The Polymer Chemistry Research Group didn’t necessarily intend to make such a discovery in their work with copper nanoparticles. They were actually conducting a routine test of various compounds that could protect copper nanoparticles during the manufacturing process and had decided to try out polymers and compounds made of smaller molecules.

They rotated through several combinations before settling on polyethylene imine and tetraethylenepentamine as good candidates. Sure enough, these polymer layers contained the right level of oxidization to be effectively sintered to the surface of the paper.

Researchers then measured the electrical conductivity of the recently-applied particle layer and were both pleased and surprised to find that at a certain temperature they could cause rapid re-growth of the particles.

These properties turned the nanoparticles into ideal conductors of electricity and gave researchers a brilliant idea. Their findings may have revolutionized the world of electronics by providing paper as a cheaper, more malleable substance on which to imprint electronic code. Soon, microchips will be flexible and inexpensive, as will motherboards.

Metal nanoparticles have served a variety of functions over time, but gold nanoparticles are some of the most popular. They are non-toxic and appear to have endless medical applications; it has also been found that ingesting liquid gold nanoparticles has extremely beneficial effects on human health.

But gold nanoparticles can be costly, and scientists are looking for ways to replace these expensive nanoparticles with others that behave just as well. Copper nanoparticles are now thought to be the best substitute for the process that allows fuel cells to last longer and perform better.

The U.S. Department of Energy sponsors an institute known as the Brookhaven National Laboratory, which has been conducting a series of x-ray experiments using copper nanoparticles as a replacement catalyst for gold nanoparticles in a fuel cell reaction sequence.

Traditionally the problem posed by fuel cells has been their harmful byproducts, since the main source of energy for these cells is hydrogen. Hydrogen makes a wonderful “food” for the fuel cell but its byproduct often contains large amounts of poisonous carbon monoxide.

Not only is this dangerous to humans and their environment, it’s also bad for the fuel cell mechanisms themselves. The carbon monoxide circulates within the fuel cell until, over time, it has corroded and destroyed the costly platinum catalysts inside the fuel cell that allow it to convert hydrogen into a usable form of electricity.

Scientists anticipate that by mixing the carbon monoxide byproduct with water, they can effect a chemical transformation that will produce relatively harmless amounts of hydrogen gas as well as carbon dioxide, this reaction is known as a “water-gas shift.” It does an extremely effective job of turning almost all the deadly CO into carbon dioxide and hydrogen.

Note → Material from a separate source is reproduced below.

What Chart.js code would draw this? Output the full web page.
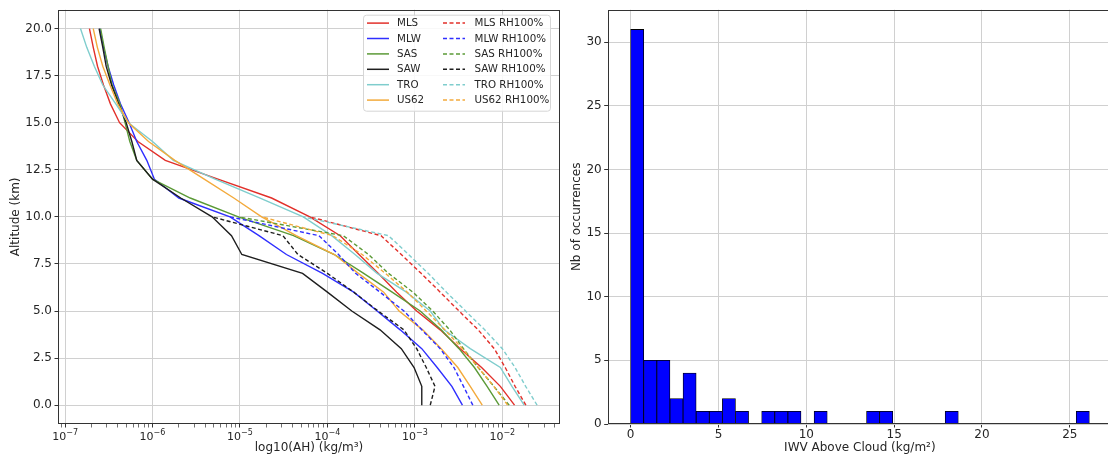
<!DOCTYPE html>
<html lang="en">
<head>
<meta charset="UTF-8">
<title>Humidity profiles and IWV above cloud</title>
<script src="https://cdn.jsdelivr.net/npm/chart.js"></script>
<style>
  html, body { margin: 0; padding: 0; background: #fff; overflow: hidden; }
  #wrap { position: relative; width: 1108px; height: 457px; overflow: hidden; }
  .panel { position: absolute; top: 0; height: 457px; }
  #left { left: 0; width: 561px; }
  #right { left: 561px; width: 551px; }
</style>
</head>
<body>
<div id="wrap">
  <div class="panel" id="left"><canvas id="profileChart"></canvas></div>
  <div class="panel" id="right"><canvas id="histChart"></canvas></div>
</div>

<script>
  // altitude levels (km)
  const altitudes = [0, 1, 2, 3, 4, 5, 6, 7, 8, 9, 10, 11, 12, 13, 14, 15, 16, 17, 18, 19, 20];
  const altitudesRH = [0, 1, 2, 3, 4, 5, 6, 7, 8, 9, 10];

  // absolute humidity (kg/m3), one value per altitude
  const mlsAH  = [1.38e-2, 9.5e-3, 5.8e-3, 3.3e-3, 1.95e-3, 1.05e-3, 6.2e-4, 3.8e-4, 2.3e-4, 1.4e-4, 6.3e-5, 2.3e-5, 5.6e-6, 1.4e-6, 6.8e-7, 4.2e-7, 3.3e-7, 2.75e-7, 2.35e-7, 2.1e-7, 1.9e-7];
  const mlwAH  = [3.5e-3, 2.65e-3, 1.8e-3, 1.2e-3, 6.8e-4, 3.7e-4, 2.0e-4, 8.8e-5, 3.4e-5, 1.65e-5, 7.7e-6, 2.0e-6, 1.05e-6, 8.6e-7, 6.6e-7, 5.4e-7, 4.3e-7, 3.6e-7, 3.1e-7, 2.75e-7, 2.5e-7];
  const sasAH  = [9.2e-3, 6.7e-3, 4.8e-3, 3.2e-3, 2.0e-3, 1.15e-3, 5.5e-4, 2.6e-4, 1.2e-4, 4.1e-5, 9.6e-6, 2.7e-6, 1.0e-6, 6.6e-7, 5.5e-7, 4.85e-7, 4.25e-7, 3.45e-7, 3.1e-7, 2.8e-7, 2.55e-7];
  const sawAH  = [1.2e-3, 1.2e-3, 9.8e-4, 7.0e-4, 4.0e-4, 1.9e-4, 1.0e-4, 5.2e-5, 1.05e-5, 8.0e-6, 4.8e-6, 2.1e-6, 1.0e-6, 6.6e-7, 5.8e-7, 5.0e-7, 4.1e-7, 3.4e-7, 2.95e-7, 2.7e-7, 2.45e-7];
  const troAH  = [1.78e-2, 1.29e-2, 9.5e-3, 4.3e-3, 2.16e-3, 1.5e-3, 8.0e-4, 3.7e-4, 2.07e-4, 1.12e-4, 5.3e-5, 1.7e-5, 5.2e-6, 1.73e-6, 1.0e-6, 5.3e-7, 3.8e-7, 2.7e-7, 2.16e-7, 1.77e-7, 1.5e-7];
  const us62AH = [5.9e-3, 4.3e-3, 3.1e-3, 2.0e-3, 1.23e-3, 6.6e-4, 4.4e-4, 2.26e-4, 1.2e-4, 4.4e-5, 1.77e-5, 8.5e-6, 3.9e-6, 1.8e-6, 9.0e-7, 5.3e-7, 4.0e-7, 3.26e-7, 2.7e-7, 2.34e-7, 2.1e-7];

  // saturated (RH 100%) profiles below 10 km
  const mlsRH  = [1.86e-2, 1.4e-2, 1.08e-2, 8.1e-3, 5.3e-3, 3.2e-3, 1.95e-3, 1.18e-3, 7.0e-4, 4.1e-4, 6.3e-5];
  const mlwRH  = [4.6e-3, 3.6e-3, 2.8e-3, 1.95e-3, 1.2e-3, 7.5e-4, 4.0e-4, 2.1e-4, 1.34e-4, 8.0e-5, 7.7e-6];
  const sasRH  = [1.2e-2, 8.0e-3, 5.3e-3, 3.6e-3, 2.5e-3, 1.6e-3, 9.5e-4, 5.0e-4, 2.95e-4, 1.52e-4, 9.6e-6];
  const sawRH  = [1.5e-3, 1.7e-3, 1.35e-3, 1.05e-3, 7.5e-4, 3.8e-4, 2.0e-4, 1.0e-4, 4.6e-5, 3.1e-5, 4.8e-6];
  const troRH  = [2.5e-2, 1.85e-2, 1.4e-2, 1.0e-2, 6.3e-3, 3.8e-3, 2.3e-3, 1.42e-3, 8.5e-4, 5.0e-4, 5.3e-5];
  const us62RH = [1.15e-2, 8.0e-3, 5.3e-3, 3.5e-3, 2.2e-3, 1.35e-3, 8.2e-4, 4.6e-4, 2.5e-4, 1.15e-4, 1.77e-5];

  const profileNames = ["MLS", "MLW", "SAS", "SAW", "TRO", "US62"];
  const profileColors = ["#e2302a", "#2f2fff", "#5b9a37", "#1e1e1e", "#7fcdcd", "#f3aa3c"];
  const solidProfiles = [mlsAH, mlwAH, sasAH, sawAH, troAH, us62AH];
  const rhProfiles = [mlsRH, mlwRH, sasRH, sawRH, troRH, us62RH];

  // x axis (log) ticks
  const ahMin = 8.3e-8, ahMax = 4.57e-2;
  const ahMajorTicks = [1e-7, 1e-6, 1e-5, 1e-4, 1e-3, 1e-2];
  const ahTickExponents = ["−7", "−6", "−5", "−4", "−3", "−2"];
  const altTicks = [0, 2.5, 5, 7.5, 10, 12.5, 15, 17.5, 20];

  // histogram of IWV above cloud
  const iwvBinWidth = 0.746;
  const iwvCounts = [31, 5, 5, 2, 4, 1, 1, 2, 1, 0, 1, 1, 1, 0, 1, 0, 0, 0, 1, 1, 0, 0, 0, 0, 1, 0, 0, 0, 0, 0, 0, 0, 0, 0, 1];
  const iwvTicks = [0, 5, 10, 15, 20, 25];
  const countTicks = [0, 5, 10, 15, 20, 25, 30];

  const FONT = '"DejaVu Sans", sans-serif';
  Chart.defaults.font.family = FONT;
  Chart.defaults.font.size = 12;
  Chart.defaults.color = "#262626";

  const ahTicks = [];
  [1e-8].concat(ahMajorTicks).forEach(d => {
    for (let k = 1; k <= 9; k++) {
      const v = d * k;
      if (v >= ahMin && v <= ahMax) ahTicks.push(v);
    }
  });
  function isMajor(v) {
    return ahMajorTicks.some(t => Math.abs(v / t - 1) < 1e-6);
  }

  const framePlugin = {
    id: "frame",
    afterDatasetsDraw(chart) {
      const { ctx, chartArea: a } = chart;
      ctx.save();
      ctx.strokeStyle = "#333";
      ctx.lineWidth = 1;
      ctx.strokeRect(Math.round(a.left) + 0.5, Math.round(a.top) + 0.5,
        Math.round(a.right - a.left) - 1, Math.round(a.bottom - a.top) - 1);
      ctx.restore();
    }
  };

  // "10" with a raised exponent under each decade
  const powerLabelPlugin = {
    id: "powerLabels",
    afterDraw(chart) {
      const { ctx } = chart;
      const scale = chart.scales.x;
      ctx.save();
      ctx.fillStyle = "#262626";
      ctx.textBaseline = "alphabetic";
      ahMajorTicks.forEach((v, i) => {
        const px = scale.getPixelForValue(v);
        ctx.font = "11px " + FONT;
        const wb = ctx.measureText("10").width;
        ctx.font = "8px " + FONT;
        const we = ctx.measureText(ahTickExponents[i]).width;
        const x = px - (wb + we) / 2;
        ctx.font = "11px " + FONT;
        ctx.fillText("10", x, scale.top + 16);
        ctx.font = "8px " + FONT;
        ctx.fillText(ahTickExponents[i], x + wb, scale.top + 11);
      });
      ctx.restore();
    }
  };

  const legendPlugin = {
    id: "profileLegend",
    afterDraw(chart) {
      const { ctx, chartArea: a } = chart;
      const w = 187, h = 96;
      const x0 = a.right - 10 - w, y0 = a.top + 5;
      ctx.save();
      ctx.beginPath();
      ctx.roundRect(x0 + 0.5, y0 + 0.5, w, h, 3);
      ctx.fillStyle = "rgba(255,255,255,0.85)";
      ctx.fill();
      ctx.strokeStyle = "#d6d6d6";
      ctx.lineWidth = 1;
      ctx.stroke();
      ctx.font = "10.3px " + FONT;
      ctx.textBaseline = "middle";
      chart.data.datasets.forEach((ds, i) => {
        const col = i < 6 ? 0 : 1;
        const row = i % 6;
        const y = y0 + 8.4 + row * 15.4;
        const lx = x0 + (col === 0 ? 4 : 80);
        ctx.beginPath();
        ctx.setLineDash(ds.borderDash || []);
        ctx.strokeStyle = ds.borderColor;
        ctx.lineWidth = 1.5;
        ctx.moveTo(lx, y);
        ctx.lineTo(lx + 22, y);
        ctx.stroke();
        ctx.setLineDash([]);
        ctx.fillStyle = "#262626";
        ctx.fillText(ds.label, x0 + (col === 0 ? 34 : 111.5), y + 0.5);
      });
      ctx.restore();
    }
  };

  const datasets = [];
  profileNames.forEach((name, i) => {
    datasets.push({
      label: name,
      data: altitudes.map((alt, k) => ({ x: solidProfiles[i][k], y: alt })),
      borderColor: profileColors[i],
      borderWidth: 1.4,
      borderDash: [],
      pointRadius: 0,
      order: -i
    });
  });
  profileNames.forEach((name, i) => {
    datasets.push({
      label: name + " RH100%",
      data: altitudesRH.map((alt, k) => ({ x: rhProfiles[i][k], y: alt })),
      borderColor: profileColors[i],
      borderWidth: 1.4,
      borderDash: [4, 2.5],
      pointRadius: 0,
      order: -(i + 6)
    });
  });

  new Chart(document.getElementById("profileChart"), {
    type: "line",
    data: { datasets },
    options: {
      responsive: true,
      maintainAspectRatio: false,
      animation: false,
      devicePixelRatio: 1,
      layout: { padding: { top: 8.5, right: 1, bottom: 0, left: 0 } },
      plugins: { legend: { display: false }, tooltip: { enabled: false } },
      scales: {
        x: {
          type: "logarithmic",
          min: ahMin,
          max: ahMax,
          afterBuildTicks(scale) { scale.ticks = ahTicks.map(v => ({ value: v })); },
          afterFit(scale) { scale.height = 33; },
          border: { display: false },
          grid: {
            color: c => (c.tick && isMajor(c.tick.value)) ? "#d0d0d0" : "rgba(0,0,0,0)",
            tickColor: "#333",
            tickWidth: c => (c.tick && isMajor(c.tick.value)) ? 1 : 0.7,
            tickLength: 3.5
          },
          ticks: { autoSkip: false, maxRotation: 0, padding: 2, callback: () => "" },
          title: { display: true, text: "log10(AH) (kg/m³)", padding: { top: 0, bottom: 2 } }
        },
        y: {
          type: "linear",
          min: -1,
          max: 21,
          afterBuildTicks(scale) { scale.ticks = altTicks.map(v => ({ value: v })); },
          afterFit(scale) { scale.width = 58; },
          border: { display: false },
          grid: { color: "#d0d0d0", tickColor: "#333", tickLength: 3.5 },
          ticks: { padding: 2.5, callback: v => v.toFixed(1) },
          title: { display: true, text: "Altitude (km)", padding: { top: 9, bottom: 0 } }
        }
      }
    },
    plugins: [framePlugin, powerLabelPlugin, legendPlugin]
  });

  new Chart(document.getElementById("histChart"), {
    type: "bar",
    data: {
      datasets: [{
        label: "IWV Above Cloud",
        data: iwvCounts.map((n, i) => ({ x: (i + 0.5) * iwvBinWidth, y: n })),
        backgroundColor: "#0000ff",
        borderColor: "#000",
        borderWidth: 0.8,
        borderSkipped: false,
        barPercentage: 1,
        categoryPercentage: 1
      }]
    },
    options: {
      responsive: true,
      maintainAspectRatio: false,
      animation: false,
      devicePixelRatio: 1,
      layout: { padding: { top: 8.5, right: 0, bottom: 0, left: 0 } },
      plugins: { legend: { display: false }, tooltip: { enabled: false } },
      scales: {
        x: {
          type: "linear",
          min: -1.305,
          max: 27.4,
          offset: false,
          z: 1,
          afterBuildTicks(scale) { scale.ticks = iwvTicks.map(v => ({ value: v })); },
          afterFit(scale) { scale.height = 33; },
          border: { display: false },
          grid: { offset: false, color: "#d0d0d0", tickColor: "#333", tickLength: 3.5 },
          ticks: { autoSkip: false, maxRotation: 0, padding: 0 },
          title: { display: true, text: "IWV Above Cloud (kg/m²)", padding: { top: 0, bottom: 2 } }
        },
        y: {
          type: "linear",
          min: 0,
          max: 32.55,
          z: 1,
          afterBuildTicks(scale) { scale.ticks = countTicks.map(v => ({ value: v })); },
          afterFit(scale) { scale.width = 46.7; },
          border: { display: false },
          grid: { color: "#d0d0d0", tickColor: "#333", tickLength: 3.5 },
          ticks: { padding: 2.5 },
          title: { display: true, text: "Nb of occurrences", padding: { top: 9, bottom: 0 } }
        }
      }
    },
    plugins: [framePlugin]
  });
</script>
</body>
</html>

What the Brookhaven Laboratory researchers wanted to do was to find a different way to create and sustain this process within the fuel cell. They found that by using a metal support coated with either gold or copper nanoparticles, they could achieve transformation without the cumbersome and difficult task of directly applying water to the cell while it functioned.

They were even able to maximize catalytic efficiency further by using tiny nanoparticles less than 4 nanometers wide and applying them to a support base made of a metal called cerium oxide, otherwise known as ceria.

As it turns out, copper nanoparticles react wonderfully with ceria and can achieve even higher levels of catalytic activity in this process. Gold was traditionally used because its reliable tendency for reactivity made it a solid choice, but despite the well-documented effects of gold nanoparticles, researchers were put off by its large price tag.

It took quite a bit of experimentation and the Brookhaven Laboratory scientists ran through a number of methods (spectroscopy, x-ray diffraction, absorption) before finally hitting on the thing that worked: nanotechnology. Copper performs at nearly the same level as gold and is much more cost-effective.